Task instructions: All of the lines below are to be printed again exactly; images are excluded from the output.

Dataset extract:
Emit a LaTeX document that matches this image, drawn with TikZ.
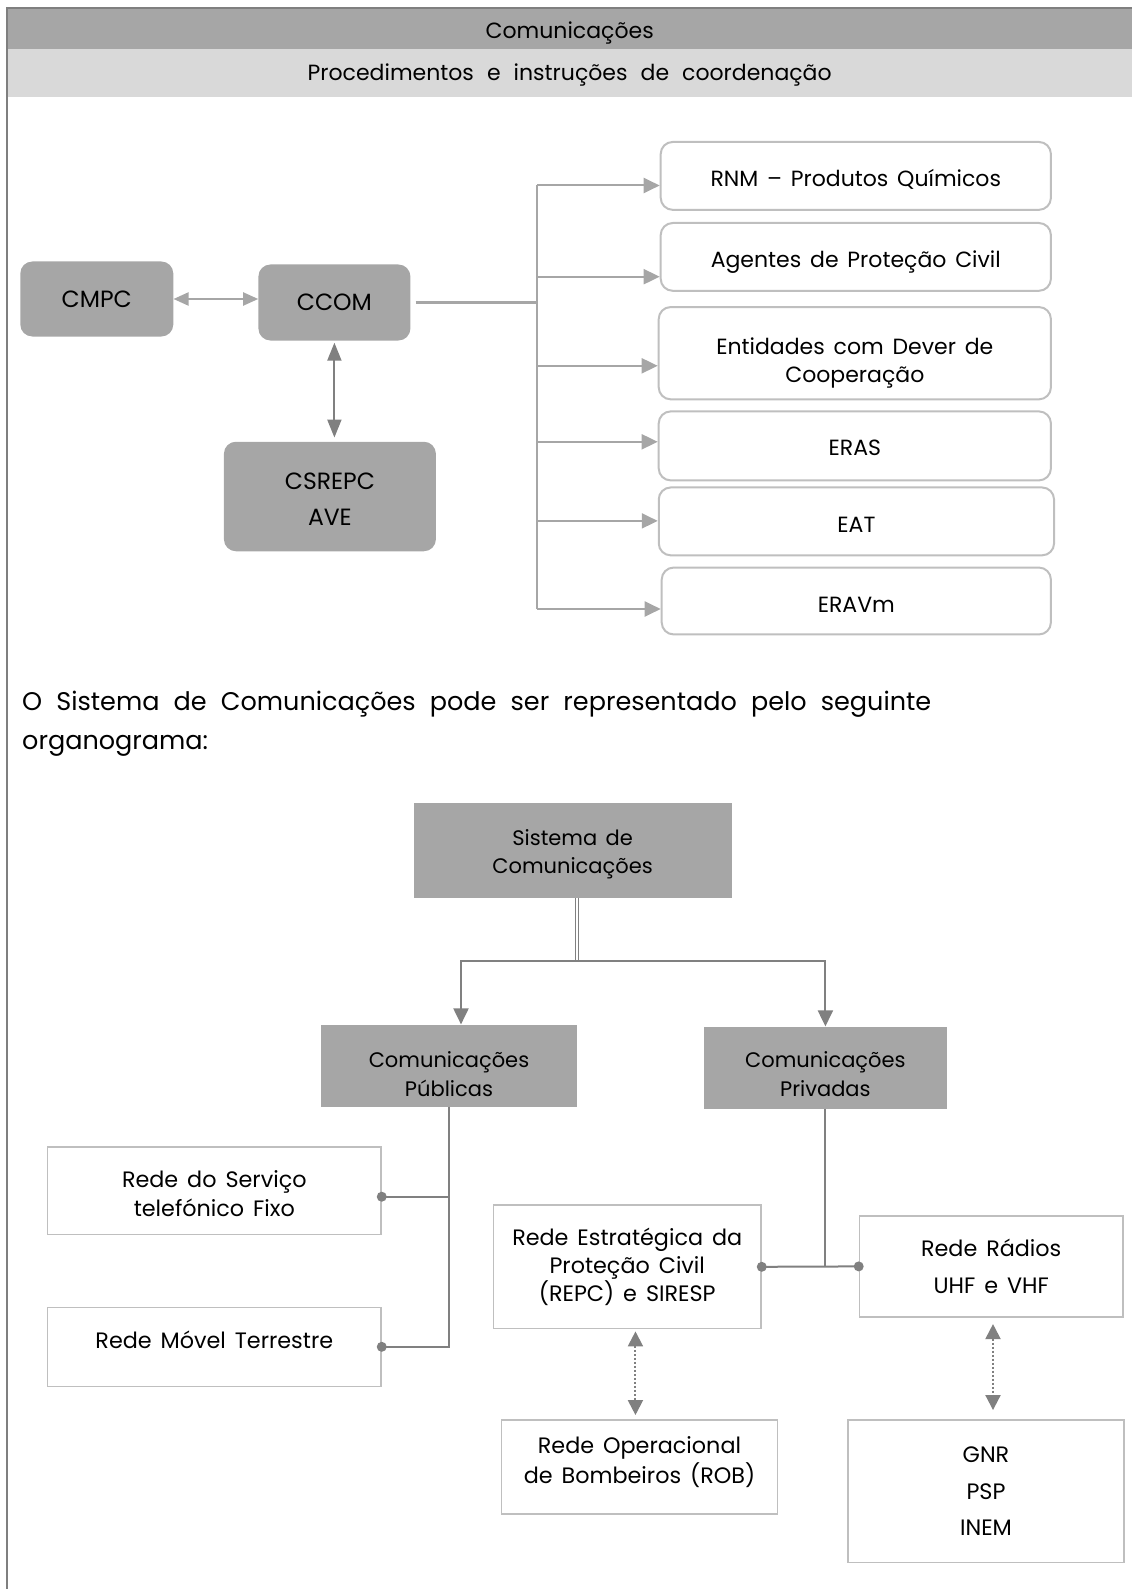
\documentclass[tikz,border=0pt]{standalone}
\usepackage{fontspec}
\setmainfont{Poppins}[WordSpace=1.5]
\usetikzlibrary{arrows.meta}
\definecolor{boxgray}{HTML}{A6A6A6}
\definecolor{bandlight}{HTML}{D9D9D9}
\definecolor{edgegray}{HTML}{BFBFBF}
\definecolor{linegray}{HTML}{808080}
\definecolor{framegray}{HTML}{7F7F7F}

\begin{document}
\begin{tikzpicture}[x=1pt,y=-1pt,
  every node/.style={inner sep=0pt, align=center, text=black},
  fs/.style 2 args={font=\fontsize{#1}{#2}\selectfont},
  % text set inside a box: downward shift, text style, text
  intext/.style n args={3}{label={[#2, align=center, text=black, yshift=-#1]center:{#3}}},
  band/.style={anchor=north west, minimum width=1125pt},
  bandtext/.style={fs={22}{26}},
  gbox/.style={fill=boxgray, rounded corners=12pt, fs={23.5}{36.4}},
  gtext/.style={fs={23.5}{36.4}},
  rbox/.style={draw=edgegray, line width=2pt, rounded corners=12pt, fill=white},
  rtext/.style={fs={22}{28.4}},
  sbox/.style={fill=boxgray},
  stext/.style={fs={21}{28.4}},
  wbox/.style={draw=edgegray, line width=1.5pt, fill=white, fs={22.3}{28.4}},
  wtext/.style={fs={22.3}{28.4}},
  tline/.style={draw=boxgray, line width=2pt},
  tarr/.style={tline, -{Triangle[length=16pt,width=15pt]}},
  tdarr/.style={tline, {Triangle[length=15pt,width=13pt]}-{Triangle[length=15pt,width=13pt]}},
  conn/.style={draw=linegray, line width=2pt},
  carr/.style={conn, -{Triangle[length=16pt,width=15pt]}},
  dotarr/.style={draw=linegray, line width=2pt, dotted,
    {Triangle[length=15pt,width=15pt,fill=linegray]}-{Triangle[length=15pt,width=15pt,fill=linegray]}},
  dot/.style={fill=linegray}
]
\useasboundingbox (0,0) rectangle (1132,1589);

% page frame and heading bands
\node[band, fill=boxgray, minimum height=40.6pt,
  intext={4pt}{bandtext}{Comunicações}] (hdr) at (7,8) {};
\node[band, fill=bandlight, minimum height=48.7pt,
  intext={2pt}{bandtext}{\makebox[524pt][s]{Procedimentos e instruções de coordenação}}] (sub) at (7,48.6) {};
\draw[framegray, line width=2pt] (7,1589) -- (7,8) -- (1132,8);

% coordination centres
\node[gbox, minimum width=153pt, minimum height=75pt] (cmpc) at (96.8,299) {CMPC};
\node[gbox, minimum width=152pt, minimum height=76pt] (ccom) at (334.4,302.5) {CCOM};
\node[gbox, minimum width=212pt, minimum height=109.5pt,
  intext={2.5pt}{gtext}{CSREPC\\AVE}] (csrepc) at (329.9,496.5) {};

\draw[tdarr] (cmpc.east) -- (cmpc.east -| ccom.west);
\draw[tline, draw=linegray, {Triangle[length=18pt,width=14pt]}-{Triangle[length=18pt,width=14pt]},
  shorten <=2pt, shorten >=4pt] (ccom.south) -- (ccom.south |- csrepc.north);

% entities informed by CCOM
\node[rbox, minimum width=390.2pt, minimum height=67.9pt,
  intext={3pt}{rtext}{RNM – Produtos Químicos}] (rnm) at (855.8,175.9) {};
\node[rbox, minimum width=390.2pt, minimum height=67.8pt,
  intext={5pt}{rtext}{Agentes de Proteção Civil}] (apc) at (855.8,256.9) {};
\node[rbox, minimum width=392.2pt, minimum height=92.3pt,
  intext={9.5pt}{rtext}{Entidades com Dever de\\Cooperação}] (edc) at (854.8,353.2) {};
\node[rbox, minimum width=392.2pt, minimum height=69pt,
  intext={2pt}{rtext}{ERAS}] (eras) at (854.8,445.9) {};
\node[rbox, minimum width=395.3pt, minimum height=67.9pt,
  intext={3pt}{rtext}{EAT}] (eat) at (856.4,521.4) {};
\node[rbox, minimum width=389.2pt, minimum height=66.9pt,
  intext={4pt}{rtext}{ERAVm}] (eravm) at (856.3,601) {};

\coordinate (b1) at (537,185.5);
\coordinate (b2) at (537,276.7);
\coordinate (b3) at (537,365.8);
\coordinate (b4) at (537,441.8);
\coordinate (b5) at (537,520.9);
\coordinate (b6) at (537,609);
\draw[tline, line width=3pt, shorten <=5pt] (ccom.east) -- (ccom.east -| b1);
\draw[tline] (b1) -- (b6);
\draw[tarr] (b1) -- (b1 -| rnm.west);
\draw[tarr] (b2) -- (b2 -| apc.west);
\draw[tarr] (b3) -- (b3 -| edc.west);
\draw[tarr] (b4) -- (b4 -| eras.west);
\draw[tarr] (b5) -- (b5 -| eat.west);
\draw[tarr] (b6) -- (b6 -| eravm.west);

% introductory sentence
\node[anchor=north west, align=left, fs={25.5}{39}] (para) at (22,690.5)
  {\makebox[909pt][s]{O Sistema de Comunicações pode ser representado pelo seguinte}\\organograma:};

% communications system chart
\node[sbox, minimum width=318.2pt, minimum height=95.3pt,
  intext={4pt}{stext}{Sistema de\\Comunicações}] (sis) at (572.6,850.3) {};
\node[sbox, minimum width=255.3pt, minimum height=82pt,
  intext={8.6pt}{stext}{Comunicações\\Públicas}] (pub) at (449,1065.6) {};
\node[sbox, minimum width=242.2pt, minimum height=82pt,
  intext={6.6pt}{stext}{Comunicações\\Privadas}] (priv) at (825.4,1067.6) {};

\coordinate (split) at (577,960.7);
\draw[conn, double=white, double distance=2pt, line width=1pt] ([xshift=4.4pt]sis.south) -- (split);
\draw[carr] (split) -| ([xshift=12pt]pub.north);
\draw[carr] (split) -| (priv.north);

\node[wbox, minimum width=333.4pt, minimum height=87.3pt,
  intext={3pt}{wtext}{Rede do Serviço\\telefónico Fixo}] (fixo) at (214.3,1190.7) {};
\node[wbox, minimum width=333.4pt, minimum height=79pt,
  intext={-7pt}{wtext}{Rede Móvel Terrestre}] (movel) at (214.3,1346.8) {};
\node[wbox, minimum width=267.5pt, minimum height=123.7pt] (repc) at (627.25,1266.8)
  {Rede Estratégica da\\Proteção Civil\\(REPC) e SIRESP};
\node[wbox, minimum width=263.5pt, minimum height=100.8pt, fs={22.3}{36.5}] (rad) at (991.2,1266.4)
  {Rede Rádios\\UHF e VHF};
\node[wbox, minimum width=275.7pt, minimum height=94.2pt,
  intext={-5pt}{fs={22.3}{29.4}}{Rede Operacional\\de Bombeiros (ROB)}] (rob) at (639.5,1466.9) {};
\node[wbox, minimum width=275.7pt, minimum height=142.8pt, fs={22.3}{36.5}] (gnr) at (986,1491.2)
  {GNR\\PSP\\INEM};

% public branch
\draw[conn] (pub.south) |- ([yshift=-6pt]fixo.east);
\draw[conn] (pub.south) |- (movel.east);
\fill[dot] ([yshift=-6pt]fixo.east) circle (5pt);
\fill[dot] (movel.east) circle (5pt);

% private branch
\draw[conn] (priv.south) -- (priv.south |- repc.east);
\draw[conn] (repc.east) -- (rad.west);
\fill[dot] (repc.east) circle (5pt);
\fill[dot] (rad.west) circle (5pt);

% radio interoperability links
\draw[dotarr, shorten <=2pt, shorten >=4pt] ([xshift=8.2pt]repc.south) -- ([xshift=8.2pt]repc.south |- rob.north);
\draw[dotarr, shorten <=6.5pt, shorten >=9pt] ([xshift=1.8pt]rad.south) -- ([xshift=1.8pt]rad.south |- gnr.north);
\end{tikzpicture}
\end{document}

Solution to this exercise:
Emit a LaTeX document that matches this image, drawn with TikZ.
\documentclass[tikz,border=0pt]{standalone}
\usepackage{fontspec}
\setmainfont{Poppins}[WordSpace=1.5]
\usetikzlibrary{arrows.meta}
\definecolor{boxgray}{HTML}{A6A6A6}
\definecolor{bandlight}{HTML}{D9D9D9}
\definecolor{edgegray}{HTML}{BFBFBF}
\definecolor{linegray}{HTML}{808080}
\definecolor{framegray}{HTML}{7F7F7F}

\begin{document}
\begin{tikzpicture}[x=1pt,y=-1pt,
  every node/.style={inner sep=0pt, align=center, text=black},
  fs/.style 2 args={font=\fontsize{#1}{#2}\selectfont},
  % text set inside a box: downward shift, text style, text
  intext/.style n args={3}{label={[#2, align=center, text=black, yshift=-#1]center:{#3}}},
  band/.style={anchor=north west, minimum width=1125pt},
  bandtext/.style={fs={22}{26}},
  gbox/.style={fill=boxgray, rounded corners=12pt, fs={23.5}{36.4}},
  gtext/.style={fs={23.5}{36.4}},
  rbox/.style={draw=edgegray, line width=2pt, rounded corners=12pt, fill=white},
  rtext/.style={fs={22}{28.4}},
  sbox/.style={fill=boxgray},
  stext/.style={fs={21}{28.4}},
  wbox/.style={draw=edgegray, line width=1.5pt, fill=white, fs={22.3}{28.4}},
  wtext/.style={fs={22.3}{28.4}},
  tline/.style={draw=boxgray, line width=2pt},
  tarr/.style={tline, -{Triangle[length=16pt,width=15pt]}},
  tdarr/.style={tline, {Triangle[length=15pt,width=13pt]}-{Triangle[length=15pt,width=13pt]}},
  conn/.style={draw=linegray, line width=2pt},
  carr/.style={conn, -{Triangle[length=16pt,width=15pt]}},
  dotarr/.style={draw=linegray, line width=2pt, dotted,
    {Triangle[length=15pt,width=15pt,fill=linegray]}-{Triangle[length=15pt,width=15pt,fill=linegray]}},
  dot/.style={fill=linegray}
]
\useasboundingbox (0,0) rectangle (1132,1589);

% page frame and heading bands
\node[band, fill=boxgray, minimum height=40.6pt,
  intext={4pt}{bandtext}{Comunicações}] (hdr) at (7,8) {};
\node[band, fill=bandlight, minimum height=48.7pt,
  intext={2pt}{bandtext}{\makebox[524pt][s]{Procedimentos e instruções de coordenação}}] (sub) at (7,48.6) {};
\draw[framegray, line width=2pt] (7,1589) -- (7,8) -- (1132,8);

% coordination centres
\node[gbox, minimum width=153pt, minimum height=75pt] (cmpc) at (96.8,299) {CMPC};
\node[gbox, minimum width=152pt, minimum height=76pt] (ccom) at (334.4,302.5) {CCOM};
\node[gbox, minimum width=212pt, minimum height=109.5pt,
  intext={2.5pt}{gtext}{CSREPC\\AVE}] (csrepc) at (329.9,496.5) {};

\draw[tdarr] (cmpc.east) -- (cmpc.east -| ccom.west);
\draw[tline, draw=linegray, {Triangle[length=18pt,width=14pt]}-{Triangle[length=18pt,width=14pt]},
  shorten <=2pt, shorten >=4pt] (ccom.south) -- (ccom.south |- csrepc.north);

% entities informed by CCOM
\node[rbox, minimum width=390.2pt, minimum height=67.9pt,
  intext={3pt}{rtext}{RNM – Produtos Químicos}] (rnm) at (855.8,175.9) {};
\node[rbox, minimum width=390.2pt, minimum height=67.8pt,
  intext={5pt}{rtext}{Agentes de Proteção Civil}] (apc) at (855.8,256.9) {};
\node[rbox, minimum width=392.2pt, minimum height=92.3pt,
  intext={9.5pt}{rtext}{Entidades com Dever de\\Cooperação}] (edc) at (854.8,353.2) {};
\node[rbox, minimum width=392.2pt, minimum height=69pt,
  intext={2pt}{rtext}{ERAS}] (eras) at (854.8,445.9) {};
\node[rbox, minimum width=395.3pt, minimum height=67.9pt,
  intext={3pt}{rtext}{EAT}] (eat) at (856.4,521.4) {};
\node[rbox, minimum width=389.2pt, minimum height=66.9pt,
  intext={4pt}{rtext}{ERAVm}] (eravm) at (856.3,601) {};

\coordinate (b1) at (537,185.5);
\coordinate (b2) at (537,276.7);
\coordinate (b3) at (537,365.8);
\coordinate (b4) at (537,441.8);
\coordinate (b5) at (537,520.9);
\coordinate (b6) at (537,609);
\draw[tline, line width=3pt, shorten <=5pt] (ccom.east) -- (ccom.east -| b1);
\draw[tline] (b1) -- (b6);
\draw[tarr] (b1) -- (b1 -| rnm.west);
\draw[tarr] (b2) -- (b2 -| apc.west);
\draw[tarr] (b3) -- (b3 -| edc.west);
\draw[tarr] (b4) -- (b4 -| eras.west);
\draw[tarr] (b5) -- (b5 -| eat.west);
\draw[tarr] (b6) -- (b6 -| eravm.west);

% introductory sentence
\node[anchor=north west, align=left, fs={25.5}{39}] (para) at (22,690.5)
  {\makebox[909pt][s]{O Sistema de Comunicações pode ser representado pelo seguinte}\\organograma:};

% communications system chart
\node[sbox, minimum width=318.2pt, minimum height=95.3pt,
  intext={4pt}{stext}{Sistema de\\Comunicações}] (sis) at (572.6,850.3) {};
\node[sbox, minimum width=255.3pt, minimum height=82pt,
  intext={8.6pt}{stext}{Comunicações\\Públicas}] (pub) at (449,1065.6) {};
\node[sbox, minimum width=242.2pt, minimum height=82pt,
  intext={6.6pt}{stext}{Comunicações\\Privadas}] (priv) at (825.4,1067.6) {};

\coordinate (split) at (577,960.7);
\draw[conn, double=white, double distance=2pt, line width=1pt] ([xshift=4.4pt]sis.south) -- (split);
\draw[carr] (split) -| ([xshift=12pt]pub.north);
\draw[carr] (split) -| (priv.north);

\node[wbox, minimum width=333.4pt, minimum height=87.3pt,
  intext={3pt}{wtext}{Rede do Serviço\\telefónico Fixo}] (fixo) at (214.3,1190.7) {};
\node[wbox, minimum width=333.4pt, minimum height=79pt,
  intext={-7pt}{wtext}{Rede Móvel Terrestre}] (movel) at (214.3,1346.8) {};
\node[wbox, minimum width=267.5pt, minimum height=123.7pt] (repc) at (627.25,1266.8)
  {Rede Estratégica da\\Proteção Civil\\(REPC) e SIRESP};
\node[wbox, minimum width=263.5pt, minimum height=100.8pt, fs={22.3}{36.5}] (rad) at (991.2,1266.4)
  {Rede Rádios\\UHF e VHF};
\node[wbox, minimum width=275.7pt, minimum height=94.2pt,
  intext={-5pt}{fs={22.3}{29.4}}{Rede Operacional\\de Bombeiros (ROB)}] (rob) at (639.5,1466.9) {};
\node[wbox, minimum width=275.7pt, minimum height=142.8pt, fs={22.3}{36.5}] (gnr) at (986,1491.2)
  {GNR\\PSP\\INEM};

% public branch
\draw[conn] (pub.south) |- ([yshift=-6pt]fixo.east);
\draw[conn] (pub.south) |- (movel.east);
\fill[dot] ([yshift=-6pt]fixo.east) circle (5pt);
\fill[dot] (movel.east) circle (5pt);

% private branch
\draw[conn] (priv.south) -- (priv.south |- repc.east);
\draw[conn] (repc.east) -- (rad.west);
\fill[dot] (repc.east) circle (5pt);
\fill[dot] (rad.west) circle (5pt);

% radio interoperability links
\draw[dotarr, shorten <=2pt, shorten >=4pt] ([xshift=8.2pt]repc.south) -- ([xshift=8.2pt]repc.south |- rob.north);
\draw[dotarr, shorten <=6.5pt, shorten >=9pt] ([xshift=1.8pt]rad.south) -- ([xshift=1.8pt]rad.south |- gnr.north);
\end{tikzpicture}
\end{document}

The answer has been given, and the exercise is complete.